Why European Used Cars Can Be Reliable but Still Expensive to Own
A car can be reasonably reliable and still be a poor fit for a cost-conscious used buyer. That sounds contradictory at first, but it is one of the most important ideas in used-car shopping.
Quick Verdict
Some European used cars are not unreliable in the crude internet sense of “always broken.” The problem is that when they do need work, the bill can be much more painful.
That means buyers should separate:
- failure frequency
- repair severity
- total ownership pain
Those are not the same thing.
Why This Distinction Matters
A lot of buyers hear that a Porsche, BMW, or Mercedes model is “pretty reliable” and assume that means it is also safe, easy, or cheap to own.
That is the mistake.
A more practical used-car question is:
- how expensive is the downside when something goes wrong?
Because on some European cars, the downside hits much harder than buyers expect.
Reliable Enough Is Not the Same as Cheap to Own
A European SUV can:
- drive beautifully
- go long stretches without major drama
- still become expensive the moment a more complex system fails
That is why these vehicles belong in a different used-buying category than a Toyota, Lexus, Honda, or Acura.
What Usually Drives the Cost Up
The bigger ownership pain often comes from:
- more expensive parts
- more expensive labor
- more expensive luxury systems
- more complexity packed into the vehicle
Even when the car is not failing constantly, the repair profile can still feel much harsher.
Air Suspension Is a Good Example
Air suspension is one of the clearest examples of this issue.
Why buyers love it:
- excellent ride comfort
- premium feel
- adaptable handling on some vehicles
Why buyers regret it:
- when it fails, the repair can become very expensive
- the comfort it provided does not make the invoice hurt less
This is exactly why “reliable enough” is not the end of the conversation.
Experience-Based Note: Some Brands Need a Separate Ownership Lens
The smartest way to think about some European brands is not to force them into the same reliability ranking as Toyota and Honda.
Instead, ask:
- is this vehicle a fit for someone who can absorb bigger repair events?
- is the premium driving experience worth the more expensive downside?
- do I want the cost profile of a luxury feature set once the car is older?

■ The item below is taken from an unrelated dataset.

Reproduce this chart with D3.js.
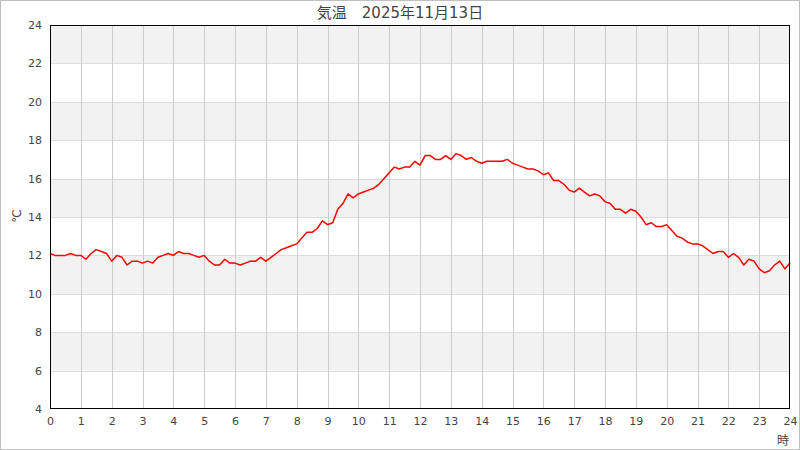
<!DOCTYPE html>
<html><head><meta charset="utf-8">
<script src="https://cdn.jsdelivr.net/npm/d3@7/dist/d3.min.js"></script>
<style>body{margin:0;background:#fff}svg{display:block}</style>
</head><body>
<script>
const title = "気温　2025年11月13日";
const yLabel = "℃";
const xLabel = "時";
const hourTicks = d3.range(0, 25);
const tempTicks = [4, 6, 8, 10, 12, 14, 16, 18, 20, 22, 24];
const stepMinutes = 10;
// 10-minute temperatures, 0:00 .. 24:00
const temps = [
12.1,12.0,12.0,12.0,12.1,12.0,
12.0,11.8,12.1,12.3,12.2,12.1,
11.7,12.0,11.9,11.5,11.7,11.7,
11.6,11.7,11.6,11.9,12.0,12.1,
12.0,12.2,12.1,12.1,12.0,11.9,
12.0,11.7,11.5,11.5,11.8,11.6,
11.6,11.5,11.6,11.7,11.7,11.9,
11.7,11.9,12.1,12.3,12.4,12.5,
12.6,12.9,13.2,13.2,13.4,13.8,
13.6,13.7,14.4,14.7,15.2,15.0,
15.2,15.3,15.4,15.5,15.7,16.0,
16.3,16.6,16.5,16.6,16.6,16.9,
16.7,17.2,17.2,17.0,17.0,17.2,
17.0,17.3,17.2,17.0,17.1,16.9,
16.8,16.9,16.9,16.9,16.9,17.0,
16.8,16.7,16.6,16.5,16.5,16.4,
16.2,16.3,15.9,15.9,15.7,15.4,
15.3,15.5,15.3,15.1,15.2,15.1,
14.8,14.7,14.4,14.4,14.2,14.4,
14.3,14.0,13.6,13.7,13.5,13.5,
13.6,13.3,13.0,12.9,12.7,12.6,
12.6,12.5,12.3,12.1,12.2,12.2,
11.9,12.1,11.9,11.5,11.8,11.7,
11.3,11.1,11.2,11.5,11.7,11.3,
11.6
];

const W = 800, H = 450;
const m = {l: 50, r: 10, t: 25, b: 41};
const svg = d3.select("body").append("svg").attr("width", W).attr("height", H);
const fontFam = "'DejaVu Sans', 'Noto Sans CJK JP', sans-serif";

svg.append("rect").attr("x", 0.5).attr("y", 0.5).attr("width", W - 1).attr("height", H - 1)
  .attr("fill", "#fff").attr("stroke", "#c0c0c0");

const x = d3.scaleLinear().domain([0, 24]).range([m.l, W - m.r]);
const y = d3.scaleLinear().domain([4, 24]).range([H - m.b, m.t]);

// bands
const bands = [];
for (let i = 0; i < tempTicks.length - 1; i++) bands.push([tempTicks[i], tempTicks[i + 1], i]);
svg.append("g").selectAll("rect").data(bands).join("rect")
  .attr("x", x(0)).attr("width", x(24) - x(0))
  .attr("y", d => y(d[1])).attr("height", d => y(d[0]) - y(d[1]))
  .attr("fill", d => d[2] % 2 === 1 ? "#f2f2f2" : "#ffffff");

// horizontal grid
svg.append("g").selectAll("line").data(tempTicks.slice(1, -1)).join("line")
  .attr("x1", x(0)).attr("x2", x(24))
  .attr("y1", d => Math.round(y(d)) + 0.5).attr("y2", d => Math.round(y(d)) + 0.5)
  .attr("stroke", "#dddddd");

// vertical grid
svg.append("g").selectAll("line").data(hourTicks.slice(1, -1)).join("line")
  .attr("y1", y(24)).attr("y2", y(4))
  .attr("x1", d => Math.round(x(d)) + 0.5).attr("x2", d => Math.round(x(d)) + 0.5)
  .attr("stroke", "#cccccc");

// line
const line = d3.line().x((d, i) => x(i * stepMinutes / 60)).y(d => y(d));
svg.append("path").datum(temps).attr("d", line)
  .attr("fill", "none").attr("stroke", "#ff0000").attr("stroke-width", 1.5)
  .attr("stroke-linejoin", "round");

// frame
svg.append("rect").attr("x", x(0) + 0.5).attr("y", y(24) + 0.5)
  .attr("width", x(24) - x(0) - 1).attr("height", y(4) - y(24) - 1)
  .attr("fill", "none").attr("stroke", "#000").attr("stroke-width", 1);

// axes
const xAxis = d3.axisBottom(x).tickValues(hourTicks).tickSize(0).tickPadding(8).tickFormat(d3.format("d"));
const gx = svg.append("g").attr("transform", `translate(0,${y(4)})`).call(xAxis);
gx.select(".domain").remove();
gx.selectAll("text").attr("fill", "#444").style("font-size", "11px").style("font-family", fontFam);

const yAxis = d3.axisLeft(y).tickValues(tempTicks).tickSize(0).tickPadding(8).tickFormat(d3.format("d"));
const gy = svg.append("g").attr("transform", `translate(${x(0)},0)`).call(yAxis);
gy.select(".domain").remove();
gy.selectAll("text").attr("fill", "#444").style("font-size", "11px").style("font-family", fontFam);

// title & labels
svg.append("text").attr("x", 400).attr("y", 18).attr("text-anchor", "middle")
  .attr("fill", "#444").style("font-size", "15px").style("font-family", fontFam).text(title);
svg.append("text").attr("transform", "translate(21,216) rotate(-90)").attr("text-anchor", "middle")
  .attr("fill", "#444").style("font-size", "12px").style("font-family", fontFam).text(yLabel);
svg.append("text").attr("x", 783).attr("y", 445).attr("text-anchor", "middle")
  .attr("fill", "#444").style("font-size", "12px").style("font-family", fontFam).text(xLabel);
</script>
</body></html>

That is a much more honest framework.
Who These Cars Fit Best
European used cars can make sense for buyers who:
- understand the tradeoff
- have more repair-budget flexibility
- are not shocked by premium-car maintenance and repair pricing
- value the driving experience enough to justify the downside risk
Who Should Usually Be More Careful
Be more cautious if you:
- want predictable low-drama ownership
- are stretching to buy the vehicle in the first place
- have little room for surprise repairs
- are shopping mainly by badge or appearance
That is where the ownership math can turn ugly fast.
Broker Insight
The mistake is not buying a European used car. The mistake is buying one with Japanese-brand ownership expectations. If the buyer understands the cost profile and still wants the car, that is a real decision. If they think “reliable enough” means cheap to own, that is when the trouble starts.
Bottom Line
European used cars can be reliable but still expensive to own because reliability alone does not control repair pain. For many buyers, the more useful question is not whether the vehicle breaks constantly. It is whether the cost of being wrong is acceptable.
FAQ
Can a European used car be reliable?
Yes. Some absolutely can be.
Why can it still be expensive to own?
Because when repairs do happen, parts, labor, and complex systems can make the bill much larger.
Is this mostly a luxury-feature problem?
Often yes. Premium systems can add a lot of cost even if failure frequency is not extreme.
Should buyers avoid all European used cars?
No. They just need a different ownership-risk mindset before buying.